* Exercise *
In the listing below, locate the line that contains "Give me the" and the line that contains "Arial, Helvetica, sans-serif';". Restate word for word those two lines and every line between them, and nothing else.

── Listed entries

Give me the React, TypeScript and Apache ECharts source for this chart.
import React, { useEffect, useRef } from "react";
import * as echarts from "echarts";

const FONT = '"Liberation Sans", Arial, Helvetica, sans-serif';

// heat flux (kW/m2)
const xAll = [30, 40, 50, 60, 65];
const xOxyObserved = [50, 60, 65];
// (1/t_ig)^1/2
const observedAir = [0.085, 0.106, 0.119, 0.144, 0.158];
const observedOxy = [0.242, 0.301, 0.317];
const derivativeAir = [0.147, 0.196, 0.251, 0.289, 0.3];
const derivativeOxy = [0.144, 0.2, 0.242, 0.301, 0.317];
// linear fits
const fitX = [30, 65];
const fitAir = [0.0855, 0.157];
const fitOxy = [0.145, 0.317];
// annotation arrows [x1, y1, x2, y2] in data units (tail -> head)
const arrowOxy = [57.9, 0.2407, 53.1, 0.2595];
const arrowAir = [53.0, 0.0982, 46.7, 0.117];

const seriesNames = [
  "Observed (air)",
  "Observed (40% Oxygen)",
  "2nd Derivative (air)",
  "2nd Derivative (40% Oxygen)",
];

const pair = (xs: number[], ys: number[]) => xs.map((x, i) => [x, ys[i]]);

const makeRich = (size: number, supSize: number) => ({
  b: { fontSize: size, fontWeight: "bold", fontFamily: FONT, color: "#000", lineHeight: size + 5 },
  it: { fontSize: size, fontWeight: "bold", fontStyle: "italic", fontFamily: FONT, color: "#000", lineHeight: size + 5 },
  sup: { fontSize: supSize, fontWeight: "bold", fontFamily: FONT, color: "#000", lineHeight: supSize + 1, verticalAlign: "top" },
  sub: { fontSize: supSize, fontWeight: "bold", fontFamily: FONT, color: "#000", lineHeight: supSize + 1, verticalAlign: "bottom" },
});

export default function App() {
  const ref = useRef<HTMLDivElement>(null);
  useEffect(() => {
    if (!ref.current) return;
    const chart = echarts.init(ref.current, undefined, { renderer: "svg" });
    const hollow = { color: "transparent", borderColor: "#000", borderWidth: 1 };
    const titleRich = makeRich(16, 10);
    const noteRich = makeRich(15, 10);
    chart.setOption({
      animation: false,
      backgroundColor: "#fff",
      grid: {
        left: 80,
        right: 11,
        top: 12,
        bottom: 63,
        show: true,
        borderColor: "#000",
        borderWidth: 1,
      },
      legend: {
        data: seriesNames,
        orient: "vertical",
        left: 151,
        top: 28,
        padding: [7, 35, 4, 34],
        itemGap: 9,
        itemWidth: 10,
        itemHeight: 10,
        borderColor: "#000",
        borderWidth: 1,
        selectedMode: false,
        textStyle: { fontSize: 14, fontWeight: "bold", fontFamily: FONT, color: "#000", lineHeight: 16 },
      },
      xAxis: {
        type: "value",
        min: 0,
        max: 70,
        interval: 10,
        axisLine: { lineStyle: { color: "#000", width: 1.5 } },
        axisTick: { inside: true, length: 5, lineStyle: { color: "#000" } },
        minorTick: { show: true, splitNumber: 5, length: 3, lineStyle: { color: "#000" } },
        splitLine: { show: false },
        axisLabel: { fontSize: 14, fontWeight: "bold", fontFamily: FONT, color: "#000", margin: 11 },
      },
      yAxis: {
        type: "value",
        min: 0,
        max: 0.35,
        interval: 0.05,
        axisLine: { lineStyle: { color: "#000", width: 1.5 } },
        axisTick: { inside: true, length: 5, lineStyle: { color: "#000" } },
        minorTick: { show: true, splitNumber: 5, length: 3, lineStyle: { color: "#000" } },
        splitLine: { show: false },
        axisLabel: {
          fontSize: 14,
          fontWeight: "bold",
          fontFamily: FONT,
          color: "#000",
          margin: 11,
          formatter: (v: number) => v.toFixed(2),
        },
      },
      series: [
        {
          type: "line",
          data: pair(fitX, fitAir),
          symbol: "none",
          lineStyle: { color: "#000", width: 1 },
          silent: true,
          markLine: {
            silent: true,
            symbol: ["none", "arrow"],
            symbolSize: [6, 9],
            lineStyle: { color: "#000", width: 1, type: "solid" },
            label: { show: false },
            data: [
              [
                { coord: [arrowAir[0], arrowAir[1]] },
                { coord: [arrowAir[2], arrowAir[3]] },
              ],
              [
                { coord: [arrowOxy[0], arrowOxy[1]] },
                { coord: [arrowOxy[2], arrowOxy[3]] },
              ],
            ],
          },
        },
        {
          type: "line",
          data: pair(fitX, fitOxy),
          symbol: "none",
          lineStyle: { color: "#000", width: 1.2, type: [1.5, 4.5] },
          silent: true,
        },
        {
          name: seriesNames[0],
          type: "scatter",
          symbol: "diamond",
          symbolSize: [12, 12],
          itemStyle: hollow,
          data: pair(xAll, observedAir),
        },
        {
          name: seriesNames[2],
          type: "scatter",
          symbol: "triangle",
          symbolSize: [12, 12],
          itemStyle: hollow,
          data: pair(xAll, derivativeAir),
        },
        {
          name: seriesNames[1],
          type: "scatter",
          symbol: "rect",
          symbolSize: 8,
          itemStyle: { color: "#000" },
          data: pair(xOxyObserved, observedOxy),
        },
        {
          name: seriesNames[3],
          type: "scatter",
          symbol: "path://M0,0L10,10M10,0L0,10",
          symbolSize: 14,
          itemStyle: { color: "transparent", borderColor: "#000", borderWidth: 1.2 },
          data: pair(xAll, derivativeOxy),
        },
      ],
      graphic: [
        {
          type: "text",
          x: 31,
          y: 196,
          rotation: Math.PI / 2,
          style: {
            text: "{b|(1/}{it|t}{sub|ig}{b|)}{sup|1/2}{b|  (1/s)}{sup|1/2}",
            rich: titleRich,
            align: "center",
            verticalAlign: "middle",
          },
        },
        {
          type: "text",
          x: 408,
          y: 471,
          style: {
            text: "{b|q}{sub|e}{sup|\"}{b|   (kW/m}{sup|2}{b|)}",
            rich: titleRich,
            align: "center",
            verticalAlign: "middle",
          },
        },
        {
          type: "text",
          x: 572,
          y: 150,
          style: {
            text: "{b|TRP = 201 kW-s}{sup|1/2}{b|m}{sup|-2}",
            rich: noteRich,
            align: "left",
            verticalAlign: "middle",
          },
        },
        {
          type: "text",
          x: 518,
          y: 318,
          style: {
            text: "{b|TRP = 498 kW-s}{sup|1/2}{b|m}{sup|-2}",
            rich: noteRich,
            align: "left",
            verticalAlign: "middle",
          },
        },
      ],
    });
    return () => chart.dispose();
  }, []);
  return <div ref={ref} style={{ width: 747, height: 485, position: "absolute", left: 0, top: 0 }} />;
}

────
── Listed entries

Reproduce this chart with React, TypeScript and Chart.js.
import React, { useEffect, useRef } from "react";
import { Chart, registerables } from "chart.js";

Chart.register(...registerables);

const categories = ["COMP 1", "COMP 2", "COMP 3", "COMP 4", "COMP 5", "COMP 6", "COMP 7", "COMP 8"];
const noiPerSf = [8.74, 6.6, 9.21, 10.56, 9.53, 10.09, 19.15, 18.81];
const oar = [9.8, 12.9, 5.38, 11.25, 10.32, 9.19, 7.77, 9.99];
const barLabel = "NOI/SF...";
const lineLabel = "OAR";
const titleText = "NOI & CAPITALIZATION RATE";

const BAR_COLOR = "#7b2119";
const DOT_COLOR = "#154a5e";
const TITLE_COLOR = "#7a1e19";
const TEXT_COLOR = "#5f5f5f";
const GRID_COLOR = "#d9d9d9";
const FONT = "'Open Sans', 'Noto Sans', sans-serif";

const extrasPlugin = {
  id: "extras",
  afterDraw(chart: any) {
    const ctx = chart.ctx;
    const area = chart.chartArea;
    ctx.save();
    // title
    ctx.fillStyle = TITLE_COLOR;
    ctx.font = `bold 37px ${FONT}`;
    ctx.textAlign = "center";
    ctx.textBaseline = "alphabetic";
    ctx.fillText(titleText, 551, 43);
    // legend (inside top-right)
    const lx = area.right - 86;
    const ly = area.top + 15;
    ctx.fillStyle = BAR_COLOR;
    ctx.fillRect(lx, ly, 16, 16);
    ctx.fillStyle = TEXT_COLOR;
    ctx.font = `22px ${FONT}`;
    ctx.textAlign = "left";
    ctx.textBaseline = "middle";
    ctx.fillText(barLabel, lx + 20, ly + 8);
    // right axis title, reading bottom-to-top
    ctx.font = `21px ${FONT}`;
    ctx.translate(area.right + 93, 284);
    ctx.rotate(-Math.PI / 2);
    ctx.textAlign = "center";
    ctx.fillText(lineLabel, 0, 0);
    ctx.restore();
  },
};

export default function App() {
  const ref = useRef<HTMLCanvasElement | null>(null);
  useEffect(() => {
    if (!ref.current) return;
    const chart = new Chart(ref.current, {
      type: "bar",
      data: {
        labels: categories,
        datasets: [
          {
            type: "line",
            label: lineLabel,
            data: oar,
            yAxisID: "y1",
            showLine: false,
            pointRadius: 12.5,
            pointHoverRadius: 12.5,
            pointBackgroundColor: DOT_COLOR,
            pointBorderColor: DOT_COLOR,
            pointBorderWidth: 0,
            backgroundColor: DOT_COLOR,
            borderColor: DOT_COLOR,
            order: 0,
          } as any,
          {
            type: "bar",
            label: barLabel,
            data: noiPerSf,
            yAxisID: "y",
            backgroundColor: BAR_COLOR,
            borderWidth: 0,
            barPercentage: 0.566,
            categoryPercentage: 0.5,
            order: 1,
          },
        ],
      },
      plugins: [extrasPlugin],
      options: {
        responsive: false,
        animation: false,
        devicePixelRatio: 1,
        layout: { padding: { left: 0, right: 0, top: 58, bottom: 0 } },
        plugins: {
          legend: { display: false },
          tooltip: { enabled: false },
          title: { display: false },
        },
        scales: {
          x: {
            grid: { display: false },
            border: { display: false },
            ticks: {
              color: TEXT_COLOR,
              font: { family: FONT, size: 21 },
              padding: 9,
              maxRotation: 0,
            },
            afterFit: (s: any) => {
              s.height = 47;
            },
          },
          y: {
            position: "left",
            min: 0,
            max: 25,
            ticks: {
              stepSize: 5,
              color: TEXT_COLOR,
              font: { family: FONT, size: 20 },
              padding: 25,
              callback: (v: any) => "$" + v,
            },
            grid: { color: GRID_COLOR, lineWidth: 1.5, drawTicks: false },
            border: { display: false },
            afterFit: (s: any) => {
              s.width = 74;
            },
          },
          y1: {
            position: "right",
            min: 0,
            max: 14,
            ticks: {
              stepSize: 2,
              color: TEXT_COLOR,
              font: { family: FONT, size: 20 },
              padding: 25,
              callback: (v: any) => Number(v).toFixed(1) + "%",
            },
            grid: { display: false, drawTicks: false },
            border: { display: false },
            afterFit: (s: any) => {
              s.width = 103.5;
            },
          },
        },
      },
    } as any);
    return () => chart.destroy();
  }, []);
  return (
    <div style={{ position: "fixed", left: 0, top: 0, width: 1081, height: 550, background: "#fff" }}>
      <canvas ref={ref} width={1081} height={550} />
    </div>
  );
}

────

* Problem solution *
Give me the React, TypeScript and Apache ECharts source for this chart.
import React, { useEffect, useRef } from "react";
import * as echarts from "echarts";

const FONT = '"Liberation Sans", Arial, Helvetica, sans-serif';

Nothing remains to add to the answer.